_Prompt:_ Without including any pictures, write out all the entries exactly.

[Dataset excerpt]
========================

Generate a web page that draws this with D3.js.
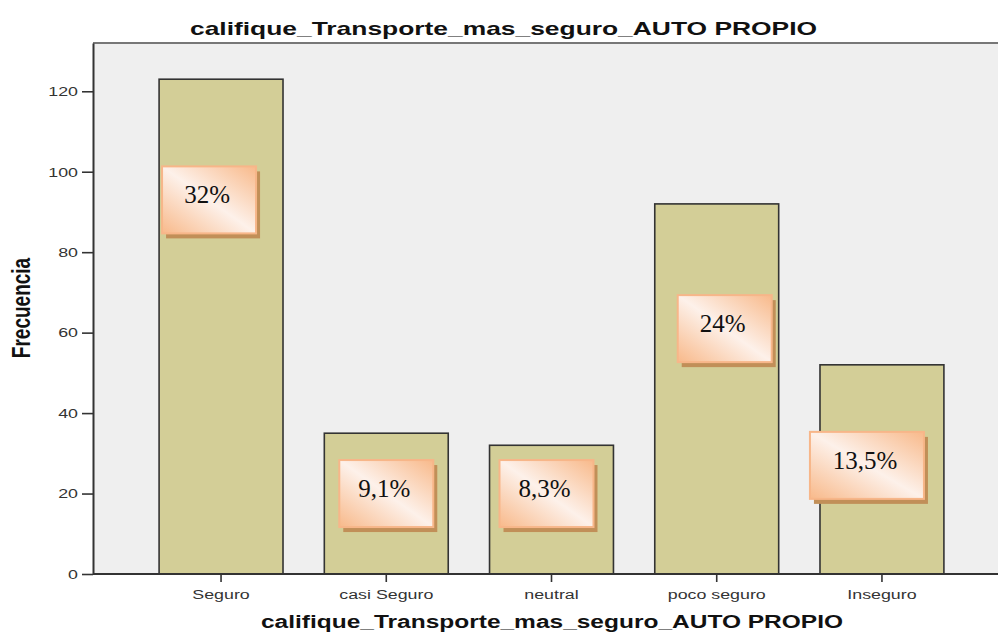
<!DOCTYPE html>
<html>
<head>
<meta charset="utf-8">
<script src="https://cdn.jsdelivr.net/npm/d3@7"></script>
<style>
  body { margin: 0; background: #fff; }
  svg { display: block; }
</style>
</head>
<body>
<div id="chart"></div>
<script>
// data
const categories = ["Seguro", "casi Seguro", "neutral", "poco seguro", "Inseguro"];
const counts = [123, 35, 32, 92, 52];
const pctLabels = ["32%", "9,1%", "8,3%", "24%", "13,5%"];
const labelValues = [93, 20, 20, 61, 27];   // where each call-out sits, in y units
const yTicks = [0, 20, 40, 60, 80, 100, 120];
const chartTitle = "califique_Transporte_mas_seguro_AUTO PROPIO";
const yTitle = "Frecuencia";

// call-out layout (hand placed in the original)
const nudge = [-12, 0, -5, 8, -15];
const boxW = [94, 94, 94, 94, 114];
const boxH = 67;

// the original picture is stretched sideways, so text is too
const stretch = 1.32;

const width = 998, height = 632;
const plot = { left: 93, right: 1010, top: 43, bottom: 574 };

const svg = d3.select("#chart").append("svg")
    .attr("width", width)
    .attr("height", height);

const defs = svg.append("defs");
const grad = defs.append("linearGradient")
    .attr("id", "peach")
    .attr("x1", 0).attr("y1", 1)
    .attr("x2", 1).attr("y2", 0);
grad.append("stop").attr("offset", "0%").attr("stop-color", "#f8b98a");
grad.append("stop").attr("offset", "50%").attr("stop-color", "#fdf1ea");
grad.append("stop").attr("offset", "100%").attr("stop-color", "#f8b98a");

const x = d3.scaleBand()
    .domain(categories)
    .range([plot.left, plot.right])
    .paddingInner(0.25)
    .paddingOuter(0.4);

const y = d3.scaleLinear()
    .domain([0, 132])
    .range([plot.bottom, plot.top]);

// plot background
svg.append("rect")
    .attr("x", plot.left)
    .attr("y", plot.top)
    .attr("width", plot.right - plot.left)
    .attr("height", plot.bottom - plot.top)
    .attr("fill", "#efefef");

// top frame line
svg.append("line")
    .attr("x1", plot.left).attr("x2", plot.right)
    .attr("y1", plot.top).attr("y2", plot.top)
    .attr("stroke", "#777")
    .attr("stroke-width", 2);

// bars
svg.append("g")
    .selectAll("rect")
    .data(categories)
    .enter()
    .append("rect")
    .attr("x", d => x(d))
    .attr("y", (d, i) => y(counts[i]))
    .attr("width", x.bandwidth())
    .attr("height", (d, i) => y(0) - y(counts[i]))
    .attr("fill", "#d3ce97")
    .attr("stroke", "#333")
    .attr("stroke-width", 1.6);

// axes
const yAxis = svg.append("g")
    .attr("transform", "translate(" + plot.left + ",0)")
    .call(d3.axisLeft(y).tickValues(yTicks).tickSize(11).tickPadding(3).tickSizeOuter(0));

const xAxis = svg.append("g")
    .attr("transform", "translate(0," + plot.bottom + ")")
    .call(d3.axisBottom(x).tickSize(8).tickPadding(7).tickSizeOuter(0));

[yAxis, xAxis].forEach(function (g) {
    g.select(".domain").attr("stroke", "#333").attr("stroke-width", 2);
    g.selectAll(".tick line").attr("stroke", "#333").attr("stroke-width", 1.6);
    g.selectAll(".tick text")
        .attr("fill", "#333")
        .attr("transform", "scale(" + stretch + ",1)")
        .style("font-family", "'Liberation Sans', Arial, sans-serif")
        .style("font-size", "13.5px");
});
yAxis.selectAll(".tick text").attr("x", -15 / stretch);
// x axis line spans the whole plot width
xAxis.select(".domain").attr("d", "M" + plot.left + ",0H" + plot.right);

// titles
svg.append("text")
    .attr("x", 190)
    .attr("y", 35)
    .attr("textLength", 627)
    .attr("lengthAdjust", "spacingAndGlyphs")
    .style("font-family", "'Liberation Sans', Arial, sans-serif")
    .style("font-weight", "bold")
    .style("font-size", "19px")
    .attr("fill", "#111")
    .text(chartTitle);

svg.append("text")
    .attr("x", 261)
    .attr("y", 628)
    .attr("textLength", 582)
    .attr("lengthAdjust", "spacingAndGlyphs")
    .style("font-family", "'Liberation Sans', Arial, sans-serif")
    .style("font-weight", "bold")
    .style("font-size", "18px")
    .attr("fill", "#111")
    .text(chartTitle);

svg.append("text")
    .attr("transform", "translate(30,308) scale(" + stretch + ",1) rotate(-90)")
    .attr("text-anchor", "middle")
    .style("font-family", "'Liberation Sans', Arial, sans-serif")
    .style("font-weight", "bold")
    .style("font-size", "19px")
    .attr("fill", "#111")
    .text(yTitle);

// percentage call-outs
const callouts = svg.append("g")
    .selectAll("g")
    .data(categories)
    .enter()
    .append("g")
    .attr("transform", function (d, i) {
        const cx = x(d) + x.bandwidth() / 2 + nudge[i];
        return "translate(" + (cx - boxW[i] / 2) + "," + (y(labelValues[i]) - boxH / 2) + ")";
    });

callouts.append("rect")
    .attr("x", 4).attr("y", 5)
    .attr("width", (d, i) => boxW[i])
    .attr("height", boxH)
    .attr("fill", "#c18f58");

callouts.append("rect")
    .attr("width", (d, i) => boxW[i])
    .attr("height", boxH)
    .attr("fill", "url(#peach)")
    .attr("stroke", "#f7b689")
    .attr("stroke-width", 2);

callouts.append("text")
    .attr("x", (d, i) => boxW[i] / 2 - 2)
    .attr("y", 37)
    .attr("text-anchor", "middle")
    .style("font-family", "'Liberation Serif', 'Times New Roman', serif")
    .style("font-size", "25px")
    .attr("fill", "#111")
    .text((d, i) => pctLabels[i]);
</script>
</body>
</html>
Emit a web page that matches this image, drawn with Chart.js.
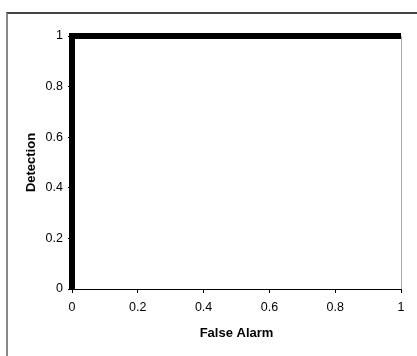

========================

_Task output:_
Generate a web page that draws this with D3.js.
<!DOCTYPE html>
<html>
<head>
<meta charset="utf-8">
<script src="https://cdn.jsdelivr.net/npm/d3@7"></script>
<style>
  body { margin: 0; background: #fff; }
  svg { display: block; }
</style>
</head>
<body>
<div id="chart"></div>
<script>
// data
const categories = ["Seguro", "casi Seguro", "neutral", "poco seguro", "Inseguro"];
const counts = [123, 35, 32, 92, 52];
const pctLabels = ["32%", "9,1%", "8,3%", "24%", "13,5%"];
const labelValues = [93, 20, 20, 61, 27];   // where each call-out sits, in y units
const yTicks = [0, 20, 40, 60, 80, 100, 120];
const chartTitle = "califique_Transporte_mas_seguro_AUTO PROPIO";
const yTitle = "Frecuencia";

// call-out layout (hand placed in the original)
const nudge = [-12, 0, -5, 8, -15];
const boxW = [94, 94, 94, 94, 114];
const boxH = 67;

// the original picture is stretched sideways, so text is too
const stretch = 1.32;

const width = 998, height = 632;
const plot = { left: 93, right: 1010, top: 43, bottom: 574 };

const svg = d3.select("#chart").append("svg")
    .attr("width", width)
    .attr("height", height);

const defs = svg.append("defs");
const grad = defs.append("linearGradient")
    .attr("id", "peach")
    .attr("x1", 0).attr("y1", 1)
    .attr("x2", 1).attr("y2", 0);
grad.append("stop").attr("offset", "0%").attr("stop-color", "#f8b98a");
grad.append("stop").attr("offset", "50%").attr("stop-color", "#fdf1ea");
grad.append("stop").attr("offset", "100%").attr("stop-color", "#f8b98a");

const x = d3.scaleBand()
    .domain(categories)
    .range([plot.left, plot.right])
    .paddingInner(0.25)
    .paddingOuter(0.4);

const y = d3.scaleLinear()
    .domain([0, 132])
    .range([plot.bottom, plot.top]);

// plot background
svg.append("rect")
    .attr("x", plot.left)
    .attr("y", plot.top)
    .attr("width", plot.right - plot.left)
    .attr("height", plot.bottom - plot.top)
    .attr("fill", "#efefef");

// top frame line
svg.append("line")
    .attr("x1", plot.left).attr("x2", plot.right)
    .attr("y1", plot.top).attr("y2", plot.top)
    .attr("stroke", "#777")
    .attr("stroke-width", 2);

// bars
svg.append("g")
    .selectAll("rect")
    .data(categories)
    .enter()
    .append("rect")
    .attr("x", d => x(d))
    .attr("y", (d, i) => y(counts[i]))
    .attr("width", x.bandwidth())
    .attr("height", (d, i) => y(0) - y(counts[i]))
    .attr("fill", "#d3ce97")
    .attr("stroke", "#333")
    .attr("stroke-width", 1.6);

// axes
const yAxis = svg.append("g")
    .attr("transform", "translate(" + plot.left + ",0)")
    .call(d3.axisLeft(y).tickValues(yTicks).tickSize(11).tickPadding(3).tickSizeOuter(0));

const xAxis = svg.append("g")
    .attr("transform", "translate(0," + plot.bottom + ")")
    .call(d3.axisBottom(x).tickSize(8).tickPadding(7).tickSizeOuter(0));

[yAxis, xAxis].forEach(function (g) {
    g.select(".domain").attr("stroke", "#333").attr("stroke-width", 2);
    g.selectAll(".tick line").attr("stroke", "#333").attr("stroke-width", 1.6);
    g.selectAll(".tick text")
        .attr("fill", "#333")
        .attr("transform", "scale(" + stretch + ",1)")
        .style("font-family", "'Liberation Sans', Arial, sans-serif")
        .style("font-size", "13.5px");
});
yAxis.selectAll(".tick text").attr("x", -15 / stretch);
// x axis line spans the whole plot width
xAxis.select(".domain").attr("d", "M" + plot.left + ",0H" + plot.right);

// titles
svg.append("text")
    .attr("x", 190)
    .attr("y", 35)
    .attr("textLength", 627)
    .attr("lengthAdjust", "spacingAndGlyphs")
    .style("font-family", "'Liberation Sans', Arial, sans-serif")
    .style("font-weight", "bold")
    .style("font-size", "19px")
    .attr("fill", "#111")
    .text(chartTitle);

svg.append("text")
    .attr("x", 261)
    .attr("y", 628)
    .attr("textLength", 582)
    .attr("lengthAdjust", "spacingAndGlyphs")
    .style("font-family", "'Liberation Sans', Arial, sans-serif")
    .style("font-weight", "bold")
    .style("font-size", "18px")
    .attr("fill", "#111")
    .text(chartTitle);

svg.append("text")
    .attr("transform", "translate(30,308) scale(" + stretch + ",1) rotate(-90)")
    .attr("text-anchor", "middle")
    .style("font-family", "'Liberation Sans', Arial, sans-serif")
    .style("font-weight", "bold")
    .style("font-size", "19px")
    .attr("fill", "#111")
    .text(yTitle);

// percentage call-outs
const callouts = svg.append("g")
    .selectAll("g")
    .data(categories)
    .enter()
    .append("g")
    .attr("transform", function (d, i) {
        const cx = x(d) + x.bandwidth() / 2 + nudge[i];
        return "translate(" + (cx - boxW[i] / 2) + "," + (y(labelValues[i]) - boxH / 2) + ")";
    });

callouts.append("rect")
    .attr("x", 4).attr("y", 5)
    .attr("width", (d, i) => boxW[i])
    .attr("height", boxH)
    .attr("fill", "#c18f58");

callouts.append("rect")
    .attr("width", (d, i) => boxW[i])
    .attr("height", boxH)
    .attr("fill", "url(#peach)")
    .attr("stroke", "#f7b689")
    .attr("stroke-width", 2);

callouts.append("text")
    .attr("x", (d, i) => boxW[i] / 2 - 2)
    .attr("y", 37)
    .attr("text-anchor", "middle")
    .style("font-family", "'Liberation Serif', 'Times New Roman', serif")
    .style("font-size", "25px")
    .attr("fill", "#111")
    .text((d, i) => pctLabels[i]);
</script>
</body>
</html>
Emit a web page that matches this image, drawn with Chart.js.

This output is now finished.